I got a pretty decent spreadsheet that allowed me to eliminate one or two models and a handful of years.
.
And, I did nothing to keep it honest. Whatever it provided, I accepted without question. That was not because I automatically believed it, but because it was a way to narrow the potential field quickly and without a LOT of building and rebuilding a spreadsheet. The obvious non-starters were eliminated, and my hands on research started.
.
Beyond that, I do not trust the results of any AI engine.
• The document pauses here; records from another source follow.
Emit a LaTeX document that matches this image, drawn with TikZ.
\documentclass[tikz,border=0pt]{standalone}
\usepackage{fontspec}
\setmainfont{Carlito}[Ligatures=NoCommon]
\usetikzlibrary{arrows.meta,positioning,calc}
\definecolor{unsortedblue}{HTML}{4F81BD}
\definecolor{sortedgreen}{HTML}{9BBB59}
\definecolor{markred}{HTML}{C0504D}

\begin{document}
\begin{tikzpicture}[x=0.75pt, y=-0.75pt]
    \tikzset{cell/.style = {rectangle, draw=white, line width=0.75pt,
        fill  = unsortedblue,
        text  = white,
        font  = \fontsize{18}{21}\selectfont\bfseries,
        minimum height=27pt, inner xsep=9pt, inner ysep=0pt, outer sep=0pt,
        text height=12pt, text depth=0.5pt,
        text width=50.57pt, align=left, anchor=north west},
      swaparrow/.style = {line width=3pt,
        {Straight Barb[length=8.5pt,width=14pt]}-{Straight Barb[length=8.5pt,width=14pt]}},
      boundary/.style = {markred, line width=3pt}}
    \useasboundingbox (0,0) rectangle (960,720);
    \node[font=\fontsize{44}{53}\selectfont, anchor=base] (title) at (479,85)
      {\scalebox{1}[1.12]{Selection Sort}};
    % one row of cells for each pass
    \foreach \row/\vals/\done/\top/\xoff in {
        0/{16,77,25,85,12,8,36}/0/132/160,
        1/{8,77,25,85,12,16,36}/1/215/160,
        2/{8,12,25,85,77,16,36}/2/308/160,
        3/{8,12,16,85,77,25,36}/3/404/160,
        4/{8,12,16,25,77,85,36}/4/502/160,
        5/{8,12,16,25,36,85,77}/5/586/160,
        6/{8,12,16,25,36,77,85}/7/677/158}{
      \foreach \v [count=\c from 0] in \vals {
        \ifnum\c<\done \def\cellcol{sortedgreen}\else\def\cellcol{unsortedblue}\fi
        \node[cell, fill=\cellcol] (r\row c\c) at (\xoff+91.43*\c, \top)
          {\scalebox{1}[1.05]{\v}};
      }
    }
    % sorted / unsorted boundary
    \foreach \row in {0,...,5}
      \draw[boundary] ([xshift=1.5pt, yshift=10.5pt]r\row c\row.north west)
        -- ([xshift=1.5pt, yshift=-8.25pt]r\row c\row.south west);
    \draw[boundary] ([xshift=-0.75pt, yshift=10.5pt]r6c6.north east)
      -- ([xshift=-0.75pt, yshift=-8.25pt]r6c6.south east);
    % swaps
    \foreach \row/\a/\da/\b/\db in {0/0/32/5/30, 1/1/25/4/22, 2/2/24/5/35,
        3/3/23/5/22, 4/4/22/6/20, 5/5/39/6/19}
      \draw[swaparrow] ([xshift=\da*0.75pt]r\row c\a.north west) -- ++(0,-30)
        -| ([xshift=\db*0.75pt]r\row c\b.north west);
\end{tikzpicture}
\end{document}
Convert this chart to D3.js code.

The co I work for is an MS shop, so I use Copilot for work stuff. I don’t write a ton of code, but recently I’ve had to write some calls to a REST API. When I got to a part I haven’t done before, like create and execute a REST Put using formdata, I asked it for examples. I reviewed the code to ensure I understood it, and then added it to my script, with customization. It was more helpful than combing stackexchange for examples, and I was able to ask it questions to clarify certain elements.
.
The co is bringing on Salesforce implementation as a service we offer. Several of us were asked to get platform admin certified. The exam is deliberately difficult, though no indication you have any idea what you’re doing as an admin. We had a week of training, plus online test prep exams. While both of those were helpful, the prep exam questions were drawn from a large, but limited set. I inadvertently memorized the questions and answers. When it came to the actual exam, the questions were different enough that I couldn’t determine the correct answers, and I didn’t pass.
.
I scheduled a retake and spent the next two weeks having Copilot quiz me. That was immensely helpful. The questions and answers weren’t repetitive. I could ask for clarification or a deeper dive into why a particular answer was or wasn’t correct. I had it build study guides for me. As for keeping it honest, I reviewed every question and answer, even the ones it marked as correct. It regularly screwed up the number of correct answers available. For example, if the question was choose 3 correct answers, it might actually have 2 or 4 correct answers from the possible choices. A few times it was flat-out wrong. Fortunately, those were questions where I actually knew the answers, or had an idea it was wrong, and I pushed back on them.
.
After reviewing the results and having it recalculate the score, it often did a poor job of counting the correct answers. It seemed to want to just add a point for every question I had it review. One time, I caught it adding a point for a question it already marked as correct, and another for a question I was asking for clarification on.
.
Creating a good prompt is work, and takes time. Even with a good prompt, the actual response can be inconsistent. It did a fairly good job on consistency with the questions, but the scoring and explanation section was all over the map. Every time, I got a different format. It did work though. I passed the retake.